== TASK STATEMENT ==
Give the listing again exactly, omitting its images.

== COLLECTED MATERIAL ==

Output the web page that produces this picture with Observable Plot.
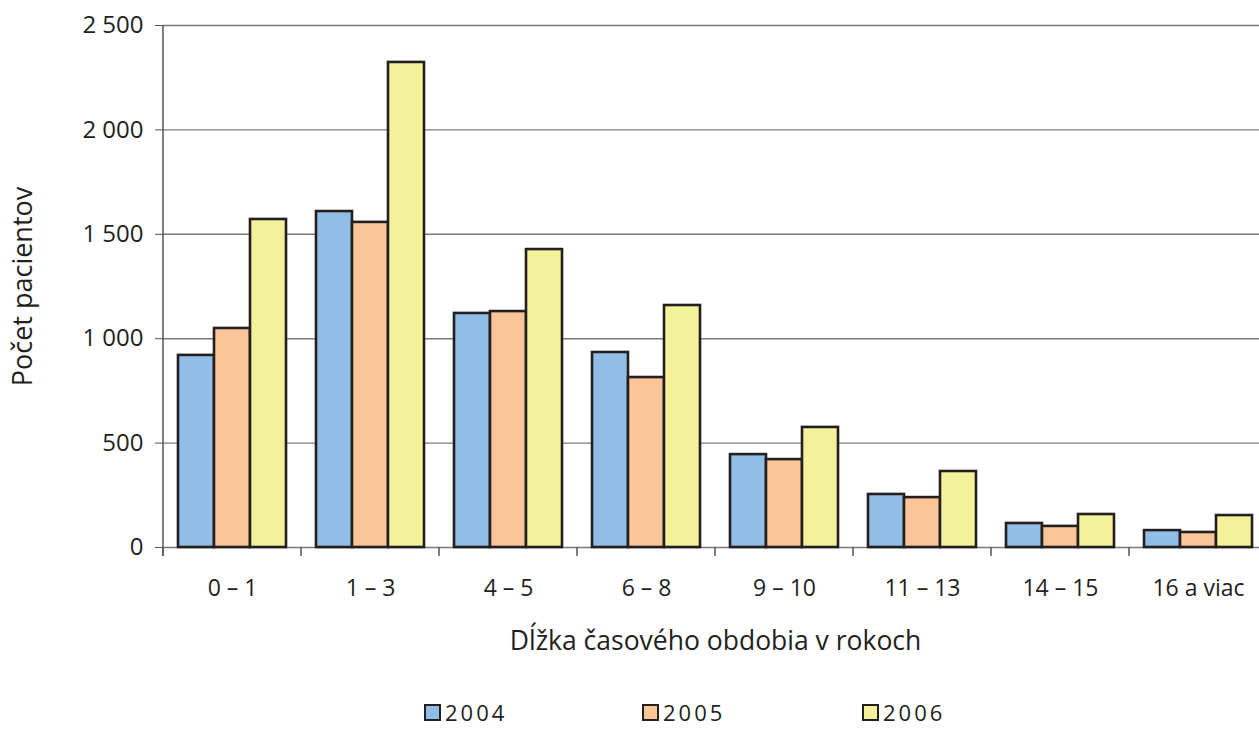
<!DOCTYPE html>
<html><head><meta charset="utf-8">
<script src="https://cdn.jsdelivr.net/npm/d3@7"></script>
<script src="https://cdn.jsdelivr.net/npm/@observablehq/plot@0.6"></script>
<style>
html,body{margin:0;padding:0;background:#fff;overflow:hidden;width:1259px;height:729px;position:relative}
#chart svg{display:block}
.legend{position:absolute;top:700px;left:0;width:1259px;font-family:"Open Sans",sans-serif;font-size:22px;line-height:24px;color:#231f20;letter-spacing:3px}
.item{position:absolute;top:0;display:flex;align-items:center;line-height:24px}
.sw{width:17px;height:17px;border:2px solid #231f20;box-sizing:border-box;margin-right:4px}
</style></head><body>
<div id="chart"></div>
<div class="legend" id="legend"></div>
<script>
const categories = ["0 – 1","1 – 3","4 – 5","6 – 8","9 – 10","11 – 13","14 – 15","16 a viac"];
const years = ["2004","2005","2006"];
const values2004 = [920,1609,1121,934,445,254,115,81];
const values2005 = [1049,1557,1130,814,421,239,101,72];
const values2006 = [1571,2323,1427,1159,575,364,158,153];
const yTicks = [0,500,1000,1500,2000,2500];
const colors = ["#90bee6","#fbc697","#f3f199"];
const xTitle = "Dĺžka časového obdobia v rokoch";
const yTitle = "Počet pacientov";

const series = [values2004, values2005, values2006];
const data = categories.flatMap((c,i) => years.map((yr,j) => ({cat:c, year:yr, value:series[j][i]})));
const fmt = d => d >= 1000 ? d3.format(",")(d).replace(",", " ") : String(d);

const chart = Plot.plot({
  width:1259, height:672,
  marginLeft:160, marginRight:0, marginTop:25, marginBottom:125,
  style:{fontFamily:"'Open Sans', sans-serif", fontSize:"21px", color:"#231f20", background:"white"},
  fx:{domain:categories, padding:0, label:xTitle, range:[160, 1269.6]},
  x:{domain:years, paddingInner:0, paddingOuter:0.39, axis:null},
  y:{domain:[0,2500], label:yTitle},
  color:{domain:years, range:colors},
  marks:[
    Plot.gridY(yTicks, {stroke:"#7a7a7a", strokeOpacity:1, strokeWidth:1.4}),
    Plot.barY(data, {fx:"cat", x:"year", y:"value", fill:"year", stroke:"#231f20", strokeWidth:2.6}),
    Plot.axisY(yTicks, {tickFormat:fmt, tickSize:8, tickPadding:12, stroke:"#555", fontSize:24, letterSpacing:"2.5px", label:null}),
    Plot.axisY([], {label:yTitle, labelAnchor:"center", labelOffset:151, labelArrow:"none", fontSize:27}),
    Plot.axisFx({anchor:"bottom", tickSize:0, tickPadding:32, fontSize:23, letterSpacing:"0.5px", label:null}),
    Plot.axisFx([], {anchor:"bottom", label:xTitle, labelAnchor:"center", labelOffset:102, labelArrow:"none", fontSize:26.5})
  ]
});
document.getElementById("chart").appendChild(chart);

// axis line and category boundary ticks from the scales
const fx = chart.scale("fx"), y = chart.scale("y");
const svg = d3.select(chart);
const g = svg.append("g").attr("stroke","#555").attr("stroke-width",1.5);
const y0 = y.apply(0), yTop = y.apply(2500);
const x0 = fx.apply(categories[0]);
g.append("line").attr("x1",x0).attr("x2",x0).attr("y1",yTop).attr("y2",y0+9);
categories.forEach(c => {
  const xb = fx.apply(c);
  g.append("line").attr("x1",xb).attr("x2",xb).attr("y1",y0).attr("y2",y0+9);
});

// legend
const legendLeft = [424, 642, 862];
const leg = document.getElementById("legend");
years.forEach((yr,i) => {
  const it = document.createElement("div");
  it.className = "item"; it.style.left = legendLeft[i] + "px";
  const sw = document.createElement("span"); sw.className = "sw"; sw.style.background = colors[i];
  const t = document.createElement("span"); t.textContent = yr;
  it.appendChild(sw); it.appendChild(t); leg.appendChild(it);
});
</script>
</body></html>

== REPLY TO THE EXERCISE ==
Output the web page that produces this picture with Observable Plot.
<!DOCTYPE html>
<html><head><meta charset="utf-8">
<script src="https://cdn.jsdelivr.net/npm/d3@7"></script>
<script src="https://cdn.jsdelivr.net/npm/@observablehq/plot@0.6"></script>
<style>
html,body{margin:0;padding:0;background:#fff;overflow:hidden;width:1259px;height:729px;position:relative}
#chart svg{display:block}
.legend{position:absolute;top:700px;left:0;width:1259px;font-family:"Open Sans",sans-serif;font-size:22px;line-height:24px;color:#231f20;letter-spacing:3px}
.item{position:absolute;top:0;display:flex;align-items:center;line-height:24px}
.sw{width:17px;height:17px;border:2px solid #231f20;box-sizing:border-box;margin-right:4px}
</style></head><body>
<div id="chart"></div>
<div class="legend" id="legend"></div>
<script>
const categories = ["0 – 1","1 – 3","4 – 5","6 – 8","9 – 10","11 – 13","14 – 15","16 a viac"];
const years = ["2004","2005","2006"];
const values2004 = [920,1609,1121,934,445,254,115,81];
const values2005 = [1049,1557,1130,814,421,239,101,72];
const values2006 = [1571,2323,1427,1159,575,364,158,153];
const yTicks = [0,500,1000,1500,2000,2500];
const colors = ["#90bee6","#fbc697","#f3f199"];
const xTitle = "Dĺžka časového obdobia v rokoch";
const yTitle = "Počet pacientov";

const series = [values2004, values2005, values2006];
const data = categories.flatMap((c,i) => years.map((yr,j) => ({cat:c, year:yr, value:series[j][i]})));
const fmt = d => d >= 1000 ? d3.format(",")(d).replace(",", " ") : String(d);

const chart = Plot.plot({
  width:1259, height:672,
  marginLeft:160, marginRight:0, marginTop:25, marginBottom:125,
  style:{fontFamily:"'Open Sans', sans-serif", fontSize:"21px", color:"#231f20", background:"white"},
  fx:{domain:categories, padding:0, label:xTitle, range:[160, 1269.6]},
  x:{domain:years, paddingInner:0, paddingOuter:0.39, axis:null},
  y:{domain:[0,2500], label:yTitle},
  color:{domain:years, range:colors},
  marks:[
    Plot.gridY(yTicks, {stroke:"#7a7a7a", strokeOpacity:1, strokeWidth:1.4}),
    Plot.barY(data, {fx:"cat", x:"year", y:"value", fill:"year", stroke:"#231f20", strokeWidth:2.6}),
    Plot.axisY(yTicks, {tickFormat:fmt, tickSize:8, tickPadding:12, stroke:"#555", fontSize:24, letterSpacing:"2.5px", label:null}),
    Plot.axisY([], {label:yTitle, labelAnchor:"center", labelOffset:151, labelArrow:"none", fontSize:27}),
    Plot.axisFx({anchor:"bottom", tickSize:0, tickPadding:32, fontSize:23, letterSpacing:"0.5px", label:null}),
    Plot.axisFx([], {anchor:"bottom", label:xTitle, labelAnchor:"center", labelOffset:102, labelArrow:"none", fontSize:26.5})
  ]
});
document.getElementById("chart").appendChild(chart);

// axis line and category boundary ticks from the scales
const fx = chart.scale("fx"), y = chart.scale("y");
const svg = d3.select(chart);
const g = svg.append("g").attr("stroke","#555").attr("stroke-width",1.5);
const y0 = y.apply(0), yTop = y.apply(2500);
const x0 = fx.apply(categories[0]);
g.append("line").attr("x1",x0).attr("x2",x0).attr("y1",yTop).attr("y2",y0+9);
categories.forEach(c => {
  const xb = fx.apply(c);
  g.append("line").attr("x1",xb).attr("x2",xb).attr("y1",y0).attr("y2",y0+9);
});

// legend
const legendLeft = [424, 642, 862];
const leg = document.getElementById("legend");
years.forEach((yr,i) => {
  const it = document.createElement("div");
  it.className = "item"; it.style.left = legendLeft[i] + "px";
  const sw = document.createElement("span"); sw.className = "sw"; sw.style.background = colors[i];
  const t = document.createElement("span"); t.textContent = yr;
  it.appendChild(sw); it.appendChild(t); leg.appendChild(it);
});
</script>
</body></html>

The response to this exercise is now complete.